Irresponsible Supervisors Are Still Ignoring Grand Jury
GUEST COMMENTARY by Ken Hambrick, ACCT Chairman
Appearing in Contra Costa Times  July 1, 2006

Once again the Contra Costa Board of Supervisors is ignoring a major financial problem by unjustly criticizing a grand jury report.

They did it with the county pension problem (and the grand jury was proved to be right). Now they are doing the same thing with the grand jury report "County Ignores Retiree Health Costs."

The new report points out the county is badly underfunding the retiree health plan accumulating an unfunded liability of at least $2.4 billion.

It also makes the point that large cuts in important county services will have to be made for many years to fund this.

Board of Supervisors Chairman John Gioia reacted as expected. To quote the Times (June 9), "The chairman of the Contra Costa Board of Supervisors reacted to the report with outrage. Supervisor John Gioia said the county began tackling the retiree health tab in the summer of 2005 and has made plenty of progress."

What have you actually done, Supervisor Gioia? The county delayed having the actuarial study done in time for union negotiations, which are now into their ninth month.

There is talk of waiting 15 years to qualify for lifetime health care, but that will only impact future retirees and do nothing for the $2.4 billion debt.

Upping co-pays for services? That has a minuscule effect on the cost. Asking the state and federal government to pay a share (the county administers a number of state and federal programs) -- that could have an impact, but why has that not been worked on?

Even now the discussions have been delayed.

What they have done is hide a vital report, delay the actuarial study, and continue to downplay the impact of this very real cost.

John Sweeten (then county administrator) had a report from Ira Summer (actuarial consultant) on Sept. 5, 2005.

The numbers were hidden until the grand jury forced the county to give up the memo in February 2006.

It's clear that the board was hiding this information and one guess is it did this because Gioia was running for re-election and DeSaulnier is campaigning for state Assembly.

But for whatever reason, the numbers in the Summer memo were not shared with the public.

The county administrator denied on several occasions the county had received any estimate of the liability and in fact told the credit rating agencies in November 2005 that the county had not received any numbers.

The board was finally forced to hire a consultant for a full evaluation of the liability and authorized this in its meeting on Feb. 28.

This evaluation was presented to the Finance Committee of the board on May 4. The report says the liability is $2.4 billion.

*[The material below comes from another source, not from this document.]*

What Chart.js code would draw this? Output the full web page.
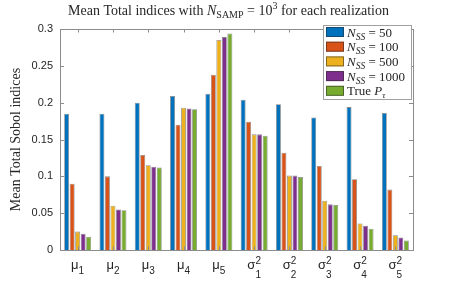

Gioia's other claim that the county "has made plenty of progress" is totally false. The only things that have been done are to receive the actuary's report and to ask the staff to evaluate the alternatives presented by the consultant.

The staff wasn't even going to be given a timeline to report back until a member of the audience asked the Finance Committee to set a schedule.

We are going to continue to get the political spin that the retiree health numbers are no big deal. The fact is they are a big deal. Our number is $2.4 billion. Other counties (several of our peer counties), which are much larger have a smaller number than ours.

The truth is the board does not have the courage to take on the public employee unions. They are too busy accepting their campaign contributions and endorsements to move on to higher political office.

For far too long the public employee unions and the board have been on the same side of the negotiating table leaving the taxpayers to pick up the tab.

Until we break the stranglehold the public employee unions have on the board and their ownership of most of the supervisors, we will continue to see the downward spiral in county finances continue.

The result of this spiral will be continued cuts in vital services to those citizens who badly need them.

Hambrick is a resident of Walnut Creek and is chairman of the Alliance of Contra Costa Taxpayers.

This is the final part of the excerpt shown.